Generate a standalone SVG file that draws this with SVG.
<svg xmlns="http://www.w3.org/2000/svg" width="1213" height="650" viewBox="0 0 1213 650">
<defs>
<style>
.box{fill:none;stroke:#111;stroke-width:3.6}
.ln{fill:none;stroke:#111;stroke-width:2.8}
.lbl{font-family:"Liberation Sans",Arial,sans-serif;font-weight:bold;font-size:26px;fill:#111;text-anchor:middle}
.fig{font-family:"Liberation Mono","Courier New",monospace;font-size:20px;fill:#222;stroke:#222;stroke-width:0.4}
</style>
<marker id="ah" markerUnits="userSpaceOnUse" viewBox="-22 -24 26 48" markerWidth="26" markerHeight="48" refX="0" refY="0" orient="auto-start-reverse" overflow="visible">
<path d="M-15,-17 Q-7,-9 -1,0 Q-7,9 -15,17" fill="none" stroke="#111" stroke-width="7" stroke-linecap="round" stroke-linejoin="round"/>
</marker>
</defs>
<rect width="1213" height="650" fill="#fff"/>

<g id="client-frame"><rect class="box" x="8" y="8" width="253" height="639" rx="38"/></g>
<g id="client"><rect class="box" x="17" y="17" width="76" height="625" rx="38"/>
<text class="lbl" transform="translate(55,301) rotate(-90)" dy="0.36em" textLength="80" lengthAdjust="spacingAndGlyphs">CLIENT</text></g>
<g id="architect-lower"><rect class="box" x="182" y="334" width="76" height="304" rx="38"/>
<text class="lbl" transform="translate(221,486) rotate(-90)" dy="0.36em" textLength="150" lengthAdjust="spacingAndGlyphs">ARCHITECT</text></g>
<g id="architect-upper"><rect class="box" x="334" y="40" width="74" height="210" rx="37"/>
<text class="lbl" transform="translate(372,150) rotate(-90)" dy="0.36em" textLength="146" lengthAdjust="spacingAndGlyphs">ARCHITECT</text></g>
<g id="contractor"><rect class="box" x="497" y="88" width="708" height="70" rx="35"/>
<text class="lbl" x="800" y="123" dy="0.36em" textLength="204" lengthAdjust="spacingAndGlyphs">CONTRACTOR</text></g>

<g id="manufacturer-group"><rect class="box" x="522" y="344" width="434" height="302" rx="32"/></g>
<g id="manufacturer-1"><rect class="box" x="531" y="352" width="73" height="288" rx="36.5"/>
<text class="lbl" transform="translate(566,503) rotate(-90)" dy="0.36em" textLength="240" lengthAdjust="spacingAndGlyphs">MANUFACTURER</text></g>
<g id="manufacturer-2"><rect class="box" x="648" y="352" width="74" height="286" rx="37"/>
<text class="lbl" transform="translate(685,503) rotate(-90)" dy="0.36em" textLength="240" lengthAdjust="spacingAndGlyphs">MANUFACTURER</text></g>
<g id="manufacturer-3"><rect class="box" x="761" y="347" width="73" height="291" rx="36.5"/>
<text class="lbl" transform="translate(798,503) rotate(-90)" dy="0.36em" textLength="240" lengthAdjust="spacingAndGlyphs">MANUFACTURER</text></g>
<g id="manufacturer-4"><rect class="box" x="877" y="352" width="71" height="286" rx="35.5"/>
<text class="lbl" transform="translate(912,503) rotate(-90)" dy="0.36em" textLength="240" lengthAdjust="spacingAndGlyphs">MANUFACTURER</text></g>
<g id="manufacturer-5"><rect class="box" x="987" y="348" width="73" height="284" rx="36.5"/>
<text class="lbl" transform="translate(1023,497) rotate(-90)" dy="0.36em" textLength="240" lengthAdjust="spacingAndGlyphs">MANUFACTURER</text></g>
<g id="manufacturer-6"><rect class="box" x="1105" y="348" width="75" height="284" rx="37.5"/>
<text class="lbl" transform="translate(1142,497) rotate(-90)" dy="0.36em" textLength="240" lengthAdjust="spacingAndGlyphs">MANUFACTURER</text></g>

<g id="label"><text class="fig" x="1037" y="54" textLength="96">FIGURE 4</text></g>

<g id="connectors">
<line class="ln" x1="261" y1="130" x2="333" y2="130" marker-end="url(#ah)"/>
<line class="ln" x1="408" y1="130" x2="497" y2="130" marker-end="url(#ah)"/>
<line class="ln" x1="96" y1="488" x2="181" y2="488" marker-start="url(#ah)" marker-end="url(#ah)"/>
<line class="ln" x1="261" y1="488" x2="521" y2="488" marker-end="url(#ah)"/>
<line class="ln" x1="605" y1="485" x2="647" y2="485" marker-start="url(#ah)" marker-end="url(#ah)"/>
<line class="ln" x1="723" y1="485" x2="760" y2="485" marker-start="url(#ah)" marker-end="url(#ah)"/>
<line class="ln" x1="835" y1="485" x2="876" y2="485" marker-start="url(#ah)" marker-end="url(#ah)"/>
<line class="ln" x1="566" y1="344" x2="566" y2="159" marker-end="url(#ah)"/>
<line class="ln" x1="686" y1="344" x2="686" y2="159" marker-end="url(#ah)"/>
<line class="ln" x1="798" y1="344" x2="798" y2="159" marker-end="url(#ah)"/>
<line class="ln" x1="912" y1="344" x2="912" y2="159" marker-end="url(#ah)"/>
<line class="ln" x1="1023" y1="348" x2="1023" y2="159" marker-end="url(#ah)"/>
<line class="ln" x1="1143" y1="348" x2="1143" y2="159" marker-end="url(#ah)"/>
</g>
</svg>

***

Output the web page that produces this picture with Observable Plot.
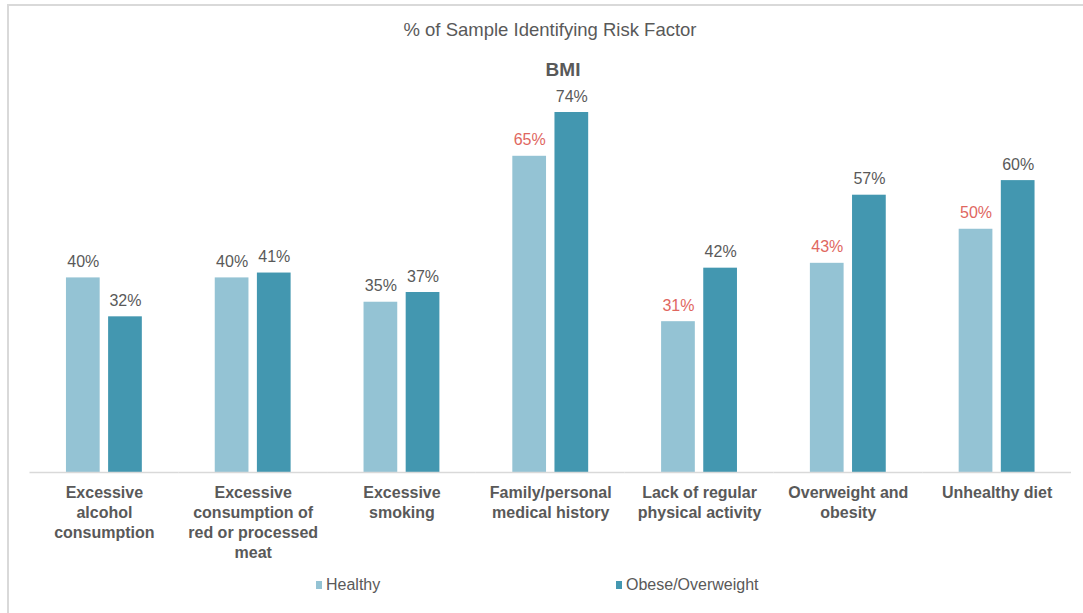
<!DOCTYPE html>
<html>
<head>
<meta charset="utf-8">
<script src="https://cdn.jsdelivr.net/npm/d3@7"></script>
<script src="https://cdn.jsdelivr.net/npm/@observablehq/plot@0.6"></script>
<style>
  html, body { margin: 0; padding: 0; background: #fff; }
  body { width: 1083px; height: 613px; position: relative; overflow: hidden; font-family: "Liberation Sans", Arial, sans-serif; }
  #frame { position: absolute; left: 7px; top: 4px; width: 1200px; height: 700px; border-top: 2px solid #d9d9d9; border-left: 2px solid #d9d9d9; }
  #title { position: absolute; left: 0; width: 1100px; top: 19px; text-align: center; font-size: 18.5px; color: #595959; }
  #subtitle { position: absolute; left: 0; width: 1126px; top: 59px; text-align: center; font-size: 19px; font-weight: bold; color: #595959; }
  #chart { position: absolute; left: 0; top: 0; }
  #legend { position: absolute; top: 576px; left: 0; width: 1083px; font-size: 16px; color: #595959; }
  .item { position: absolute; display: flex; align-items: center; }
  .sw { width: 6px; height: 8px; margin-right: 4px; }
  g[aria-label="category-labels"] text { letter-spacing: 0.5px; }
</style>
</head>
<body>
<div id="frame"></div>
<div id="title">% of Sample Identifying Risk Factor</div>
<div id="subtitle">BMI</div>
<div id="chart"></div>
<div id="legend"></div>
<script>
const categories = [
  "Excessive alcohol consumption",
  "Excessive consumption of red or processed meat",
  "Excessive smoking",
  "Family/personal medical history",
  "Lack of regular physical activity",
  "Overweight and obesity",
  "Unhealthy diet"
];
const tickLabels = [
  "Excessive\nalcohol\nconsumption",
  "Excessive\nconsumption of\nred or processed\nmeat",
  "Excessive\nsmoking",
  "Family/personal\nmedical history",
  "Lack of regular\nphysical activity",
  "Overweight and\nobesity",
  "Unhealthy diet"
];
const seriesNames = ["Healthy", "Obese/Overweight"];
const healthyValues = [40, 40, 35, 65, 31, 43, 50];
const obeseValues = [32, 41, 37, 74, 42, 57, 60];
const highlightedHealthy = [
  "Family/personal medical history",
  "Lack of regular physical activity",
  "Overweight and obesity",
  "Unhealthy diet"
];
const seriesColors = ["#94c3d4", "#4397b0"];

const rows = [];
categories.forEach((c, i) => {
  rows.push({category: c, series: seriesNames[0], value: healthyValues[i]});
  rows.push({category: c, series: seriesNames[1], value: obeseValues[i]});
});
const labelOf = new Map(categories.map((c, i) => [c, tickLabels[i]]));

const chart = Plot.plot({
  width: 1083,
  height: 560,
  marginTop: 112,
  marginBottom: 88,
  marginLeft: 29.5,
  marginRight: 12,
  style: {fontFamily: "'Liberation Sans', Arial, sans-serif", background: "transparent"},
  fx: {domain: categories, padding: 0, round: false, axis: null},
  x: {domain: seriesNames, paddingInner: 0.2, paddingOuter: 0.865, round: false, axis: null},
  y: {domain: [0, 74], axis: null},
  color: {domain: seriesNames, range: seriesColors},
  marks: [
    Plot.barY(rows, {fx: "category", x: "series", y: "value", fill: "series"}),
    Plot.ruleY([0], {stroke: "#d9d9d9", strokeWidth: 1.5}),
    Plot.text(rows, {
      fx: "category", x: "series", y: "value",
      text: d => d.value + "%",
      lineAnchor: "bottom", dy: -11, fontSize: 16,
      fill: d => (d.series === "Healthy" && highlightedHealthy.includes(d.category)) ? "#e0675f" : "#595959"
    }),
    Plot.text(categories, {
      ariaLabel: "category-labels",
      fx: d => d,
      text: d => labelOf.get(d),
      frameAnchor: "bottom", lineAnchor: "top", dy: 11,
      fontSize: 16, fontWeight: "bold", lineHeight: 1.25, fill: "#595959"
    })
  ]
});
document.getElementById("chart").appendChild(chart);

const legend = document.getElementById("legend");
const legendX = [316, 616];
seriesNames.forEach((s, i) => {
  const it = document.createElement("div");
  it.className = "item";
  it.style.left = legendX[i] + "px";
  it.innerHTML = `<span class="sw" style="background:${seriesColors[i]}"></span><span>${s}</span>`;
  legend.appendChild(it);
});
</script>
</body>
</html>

***

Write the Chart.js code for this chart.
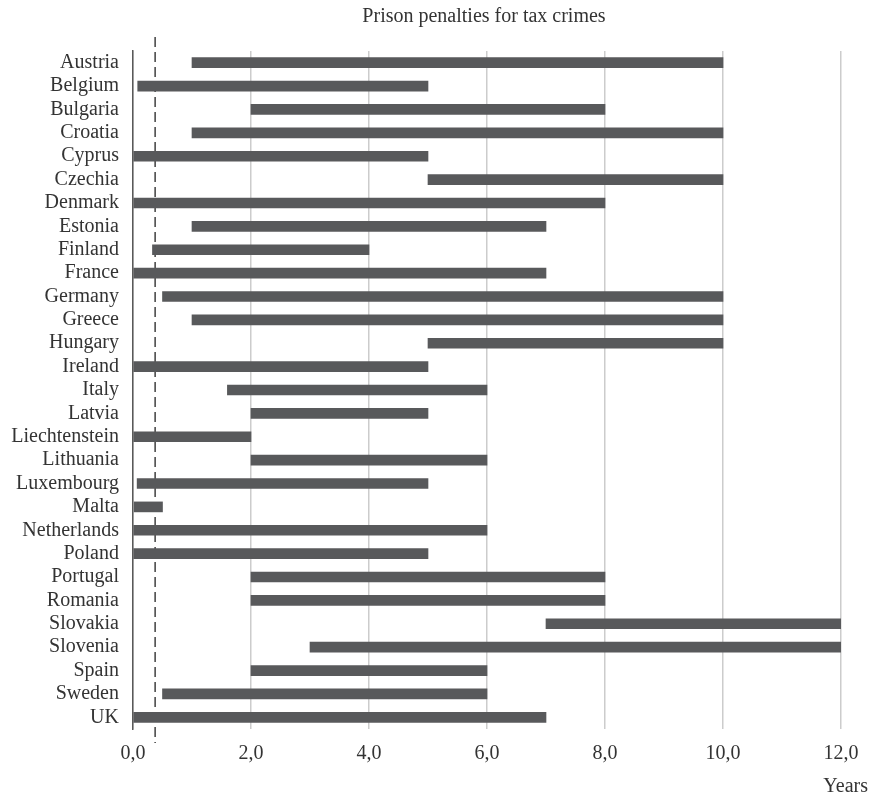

***

Work to be completed.
Copy the lines from the entries above in which the word "chart" appears.

Output for this exercise.
  #chart { position: absolute; left: 0; top: 0; }
<div id="chart"></div>
const chart = Plot.plot({
document.getElementById("chart").appendChild(chart);
Write the Chart.js code for this chart.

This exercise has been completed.